I was hosting a strategy workshop for a furniture manufacturer who called me in because they felt stuck as to how they might develop their innovation capabilities.
The business had been around for about 20 years and was financially successful.
They employed about 50 people and had an experienced executive team who had deep knowledge of manufacturing, optimising supply chains and running an operation that produced the same product in the same way, consistently.
Growth had been stagnant for years and their concern was that a rumour was flying around that far bigger international competitor was about to enter the local market, which would pose a significant challenge for them.
They needed a strategy to help them overcome the arrival of the competitor.
What was clear when talking to the team however, was that no matter what new ideas and interventions were proposed, they viewed those opportunities through the lens of being expert local furniture manufacturers working in their business category of choice, which was furniture manufacturing.
They were [furniture manufacturers] working in [furniture manufacturing].
Their culture and brand of thinking was defined by their manufacturing prowess. the relationship that they had with wood suppliers, the trucks that the ran to wholesalers. They were proudly product-focused and ideas that weren't in line with simply improving the existing product were viewed with scepticism.
Because of their entrenched culture and ways of seeing the world; the strategic options that were available to them were limited.

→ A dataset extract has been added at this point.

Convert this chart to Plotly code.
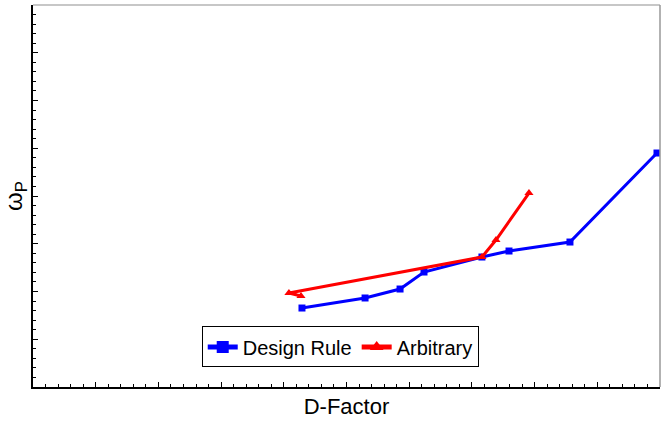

To help them open up their thinking I proposed a fun thought exercise.
I asked them to brainstorm some new product ideas, but I wanted them to pretend that they were Japanese toy designers who were tasked to come up with new products for a furniture manufacturer.
Now they were [Japanese toy designers] working in [furniture manufacturing].
They gave themselves permission to break free from the constraints of their usual mental maps and produced a flurry of new product ideas. It was a if the roadblocks that had been such a barrier up until that point had simply vanished in an instant.
The exercise was fun, but what it ultimately did was to prove to the team that they did actually have options available to them if they just elected to play around with the combination of an alternate mindset when combined with the category that they choose to define their business to be in.
In many instances you can see how unique combinations of culture + category have created outstanding innovations throughout the world.
Jeff Bezos combined (customer-centric technology) + (selling books) to create Amazon, ShopriteX combined a (world-class technology) culture with a (supermarket) to create Sixty60. Apple combined (design) with (computers) to create one of the most innovative companies in the world.
A few weeks after the workshop the CEO gave me a call and said that what this simple exercise had also highlighted for him was why some of the projects that they had tried in the past had also failed. When he combined [furniture manufacturers] with [online furniture store] he realised that they at that stage didn't have the internal culture to be successful e-commerce players and shifting that would take time and deliberate intention.